The Dive Flag has become the symbol for the exciting sport of scuba diving in recent history. This unique flag is recognized by many but is more then just a symbol for scuba diving. In most areas, local laws and policies require one most use a dive flag while diving. Here in the United States, the dive flag is a red flag with a white diagonal stripe running usually running from the top left corner to the bottom right corner.
Dive flags which are usually vinyl, are mounted in a variety of ways, whether it be on the boat your diving from or the standard fiberglass staff where the flag is stiffened with a wire so that it stands out from the staff at all times. When diving without a boat the flag is usually held afloat by securely attached float. There are a variety of other attachments that secure a dive flag to an inner tube and other buoyant items.

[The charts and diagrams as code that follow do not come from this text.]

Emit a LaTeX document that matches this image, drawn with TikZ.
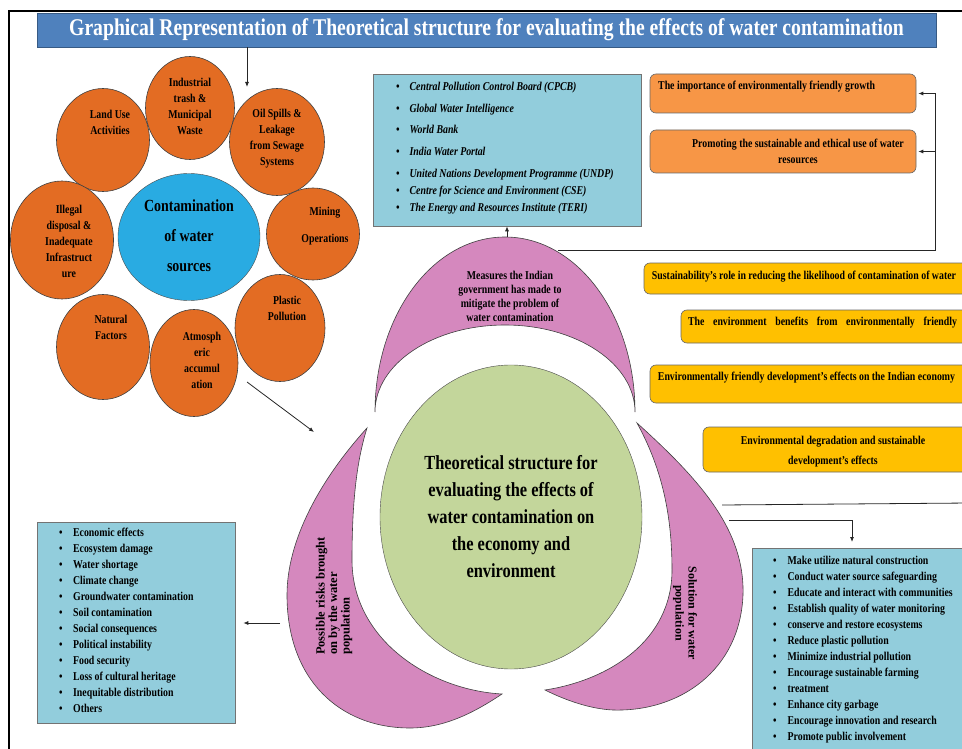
\documentclass[tikz,border=0pt]{standalone}
\usepackage{fontspec}
\setmainfont{Liberation Serif}[FakeStretch=0.82]
\newfontfamily\petalfont{Liberation Serif}
\usetikzlibrary{shapes.geometric,arrows.meta}

\definecolor{titleblue}{HTML}{4F81BD}
\definecolor{bubbleorange}{HTML}{E36C23}
\definecolor{waterblue}{HTML}{29ABE2}
\definecolor{listblue}{HTML}{92CDDC}
\definecolor{boxorange}{HTML}{F79646}
\definecolor{boxyellow}{HTML}{FFC000}
\definecolor{petalpink}{HTML}{D588BE}
\definecolor{centregreen}{HTML}{C3D69B}

\begin{document}
\begin{tikzpicture}[x=1pt,y=-1pt,
    bubble_node/.style={ellipse,draw=black!75,fill=bubbleorange,inner sep=0pt,line width=0.6pt},
    bubble_text/.style={align=center,font=\bfseries\fontsize{12}{16}\selectfont,inner sep=0pt},
    list_box/.style={rectangle,draw=black!55,fill=listblue,inner sep=0pt,line width=0.6pt},
    list_text/.style={align=left,font=\bfseries\fontsize{12}{16}\selectfont,inner sep=0pt,anchor=north west},
    tip_box/.style={rectangle,rounded corners=6pt,draw=black!60,inner sep=0pt,line width=0.6pt},
    tip_text/.style={font=\bfseries\fontsize{12}{20}\selectfont,inner sep=0pt,align=center},
    petal/.style={fill=petalpink,draw=black!75,line width=0.6pt},
    conn/.style={draw=black!85,line width=0.8pt},
    arr/.style={-{Latex[length=5pt,width=4pt]}}]

    \useasboundingbox (0,0) rectangle (962,749);
    \clip (0,0) rectangle (962,749);

    % frame and title
    \draw[line width=1.6pt] (9,749) -- (9,11) -- (962,11);
    \node[rectangle,draw=titleblue!70!black,fill=titleblue,minimum width=899pt,minimum height=34pt,inner sep=0pt,text=white,font=\bfseries\fontsize{24}{28}\selectfont] (title) at (486.5,30) {Graphical Representation of Theoretical structure for evaluating the effects of water contamination};

    % sources of contamination
    \node[bubble_node,minimum width=93pt,minimum height=103pt] (landuse) at (103,140) {};
    \node[bubble_text] (landuse_txt) at (110,122) {Land Use\\Activities};
    \node[bubble_node,minimum width=103pt,minimum height=118pt] (illegal) at (62,240) {};
    \node[bubble_text] (illegal_txt) at (69,241) {Illegal\\disposal \&\\Inadequate\\Infrastruct\\ure};
    \node[bubble_node,minimum width=93pt,minimum height=105pt] (natural) at (103,347) {};
    \node[bubble_text] (natural_txt) at (111,327) {Natural\\Factors};
    \node[bubble_node,minimum width=89pt,minimum height=103pt] (industrial) at (190,108) {};
    \node[bubble_text] (industrial_txt) at (190,106) {Industrial\\trash \&\\Municipal\\Waste};
    \node[bubble_node,minimum width=95pt,minimum height=107pt] (oilspill) at (277,142) {};
    \node[bubble_text] (oilspill_txt) at (277,139) {Oil Spills \&\\Leakage\\from Sewage\\Systems};
    \node[bubble_node,minimum width=93pt,minimum height=92pt] (mining) at (313,234) {};
    \node[bubble_text,font=\bfseries\fontsize{12}{27}\selectfont] (mining_txt) at (325,226) {Mining\\Operations};
    \node[bubble_node,minimum width=90pt,minimum height=107pt] (plastic) at (280,328) {};
    \node[bubble_text] (plastic_txt) at (287,308) {Plastic\\Pollution};
    \node[bubble_node,minimum width=88pt,minimum height=107pt] (atmos) at (194,363) {};
    \node[bubble_text] (atmos_txt) at (202,360) {Atmosph\\eric\\accumul\\ation};
    \node[ellipse,draw=black!70,fill=waterblue,minimum width=142pt,minimum height=127pt,inner sep=0pt] (water) at (189,237) {};
    \node[bubble_text,font=\bfseries\fontsize{17}{30}\selectfont] (water_txt) at (189,236) {Contamination\\of water\\sources};

    % agencies
    \node[list_box,minimum width=268pt,minimum height=152pt] (agencies) at (507,150) {};
    \node[list_text,font=\bfseries\itshape\fontsize{12}{14}\selectfont] (agencies_txt) at (396,82) {\textbullet\hspace{10pt}Central Pollution Control Board (CPCB)\\[8pt]
        \textbullet\hspace{10pt}Global Water Intelligence\\[7pt]
        \textbullet\hspace{10pt}World Bank\\[8pt]
        \textbullet\hspace{10pt}India Water Portal\\[8pt]
        \textbullet\hspace{10pt}United Nations Development Programme (UNDP)\\[3pt]
        \textbullet\hspace{10pt}Centre for Science and Environment (CSE)\\[3pt]
        \textbullet\hspace{10pt}The Energy and Resources Institute (TERI)};

    % orange boxes
    \node[tip_box,fill=boxorange,minimum width=266pt,minimum height=39pt] (growth) at (783,93.5) {};
    \node[tip_text,anchor=west] (growth_txt) at (658,87) {The importance of environmentally friendly growth};
    \node[tip_box,fill=boxorange,minimum width=266pt,minimum height=43pt] (ethical) at (783,151.5) {};
    \node[tip_text,font=\bfseries\fontsize{12}{16}\selectfont] (ethical_txt) at (798,151) {Promoting the sustainable and ethical use of water\\resources};

    % yellow boxes
    \node[tip_box,fill=boxyellow,minimum width=336pt,minimum height=31pt] (reduce) at (812,278.5) {};
    \node[tip_text] (reduce_txt) at (804,277) {Sustainability's role in reducing the likelihood of contamination of water};
    \node[tip_box,fill=boxyellow,minimum width=299pt,minimum height=33pt] (benefit) at (830.5,326.5) {};
    \node[tip_text] (benefit_txt) at (822.5,323) {\makebox[269pt][s]{The environment benefits from environmentally friendly}};
    \node[tip_box,fill=boxyellow,minimum width=330pt,minimum height=38pt] (economy) at (815,384) {};
    \node[tip_text] (economy_txt) at (806.5,378) {Environmentally friendly development's effects on the Indian economy};
    \node[tip_box,fill=boxyellow,minimum width=277pt,minimum height=45pt] (degrade) at (841.5,449.5) {};
    \node[tip_text] (degrade_txt) at (833,452) {Environmental degradation and sustainable\\development's effects};

    % petals
    \path[petal] (375,412) .. controls (375,315) and (433,237) .. (505,237) .. controls (577,237) and (635,315) .. (635,412)
        .. controls (635,364) and (577,325) .. (505,325) .. controls (433,325) and (375,364) .. (375,412) -- cycle;
    \path[petal] (367,428) .. controls (320,480) and (287,540) .. (287,595) .. controls (287,680) and (340,728) .. (410,728)
        .. controls (445,728) and (475,712) .. (502,694) .. controls (430,690) and (352,640) .. (352,560)
        .. controls (352,500) and (357,460) .. (367,428) -- cycle;
    \path[petal] (637,423) .. controls (700,480) and (745,530) .. (743,595) .. controls (740,670) and (680,712) .. (613,710)
        .. controls (590,709) and (565,700) .. (545,690) .. controls (610,680) and (672,640) .. (672,570)
        .. controls (672,510) and (660,465) .. (637,423) -- cycle;
    \node[align=center,font=\bfseries\fontsize{12}{14}\selectfont,inner sep=0pt] (measures_txt) at (510,296) {Measures the Indian\\government has made to\\mitigate the problem of\\water contamination};
    \node[rotate=90,align=left,font=\petalfont\bfseries\fontsize{12.5}{12.5}\selectfont,inner sep=0pt] (risks_txt) at (334,596) {Possible risks brought\\on by the water\\population};
    \node[rotate=-90,align=center,font=\petalfont\bfseries\fontsize{12}{13}\selectfont,inner sep=0pt] (solution_txt) at (685,613) {Solution for water\\population};

    % centre
    \node[ellipse,draw=black!70,fill=centregreen,minimum width=262pt,minimum height=304pt,inner sep=0pt] (core) at (511,517) {};
    \node[align=center,font=\bfseries\fontsize{20}{27}\selectfont,inner sep=0pt] (core_txt) at (511,517) {Theoretical structure for\\evaluating the effects of\\water contamination on\\the economy and\\environment};

    % lists
    \node[list_box,minimum width=198pt,minimum height=201pt] (risks) at (136,622.5) {};
    \node[list_text] (risks_list) at (59,528) {\textbullet\hspace{10.5pt}Economic effects\\
        \textbullet\hspace{10.5pt}Ecosystem damage\\
        \textbullet\hspace{10.5pt}Water shortage\\
        \textbullet\hspace{10.5pt}Climate change\\
        \textbullet\hspace{10.5pt}Groundwater contamination\\
        \textbullet\hspace{10.5pt}Soil contamination\\
        \textbullet\hspace{10.5pt}Social consequences\\
        \textbullet\hspace{10.5pt}Political instability\\
        \textbullet\hspace{10.5pt}Food security\\
        \textbullet\hspace{10.5pt}Loss of cultural heritage\\
        \textbullet\hspace{10.5pt}Inequitable distribution\\
        \textbullet\hspace{10.5pt}Others};
    \node[list_box,anchor=north west,minimum width=240pt,minimum height=230pt] (solutions) at (752,548) {};
    \node[list_text] (solutions_list) at (773,555.5) {\textbullet\hspace{11pt}Make utilize natural construction\\
        \textbullet\hspace{11pt}Conduct water source safeguarding\\
        \textbullet\hspace{11pt}Educate and interact with communities\\
        \textbullet\hspace{11pt}Establish quality of water monitoring\\
        \textbullet\hspace{11pt}conserve and restore ecosystems\\
        \textbullet\hspace{11pt}Reduce plastic pollution\\
        \textbullet\hspace{11pt}Minimize industrial pollution\\
        \textbullet\hspace{11pt}Encourage sustainable farming\\
        \textbullet\hspace{11pt}treatment\\
        \textbullet\hspace{11pt}Enhance city garbage\\
        \textbullet\hspace{11pt}Encourage innovation and research\\
        \textbullet\hspace{11pt}Promote public involvement};

    % connectors
    \coordinate (ind_in) at (247,87);
    \coordinate (atm_out) at (247,382);
    \coordinate (lp_in) at (314,432);
    \coordinate (tp_top) at (507,237);
    \coordinate (tp_right) at (558,250);
    \coordinate (rail_low) at (935,250);
    \coordinate (lp_out) at (280,623);
    \coordinate (rp_a) at (722,505);
    \coordinate (rp_edge) at (970,503);
    \coordinate (rp_b) at (729,520);
    \coordinate (sol_in) at (852,542);

    \draw[conn,arr] (title.south -| ind_in) -- (ind_in);
    \draw[conn,arr] (atm_out) -- (lp_in);
    \draw[conn,arr] (tp_top) -- (agencies.south -| tp_top);
    \draw[conn] (tp_right) -- (rail_low) -- (rail_low |- growth.east);
    \draw[conn,arr] (rail_low |- growth.east) -- ([xshift=2pt]growth.east);
    \draw[conn,arr] (rail_low |- ethical.east) -- ([xshift=2pt]ethical.east);
    \draw[conn,arr] (lp_out) -- ([xshift=8pt]risks.east |- lp_out);
    \draw[conn] (rp_a) -- (rp_edge);
    \draw[conn,arr] (rp_b) -- (rp_b -| sol_in) -- (sol_in);

\end{tikzpicture}
\end{document}
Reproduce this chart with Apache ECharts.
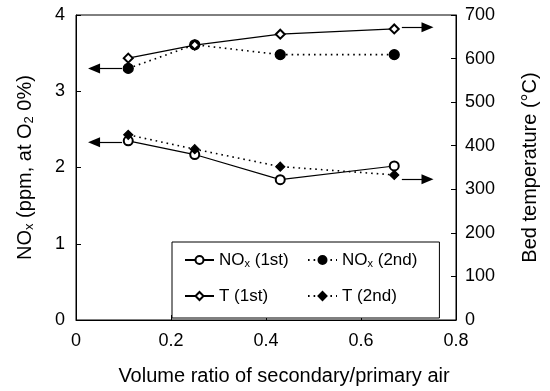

Whatever way you choose to mount your dive flag, you must be sure it clearly visible to other boaters. Laws requiring how far boats must keep from dive flags vary from state to state and internationally but distances usually range from 50 to 150 feet. Divers are often required to surface within 25 feet of the flag, and not doing so could be fatal to the diver. If your diving area is larger then the distance allowed by law, multiple dive flags should be used that are separated then no more then 100 feet apart to ensure boaters can see and obey the laws. Internationally, the alpha flag, a swallow-tailed blue and white flag, is used when diving from a vessel. The dive flag is not only one of your cheapest purchases in scuba diving but also one of your most important.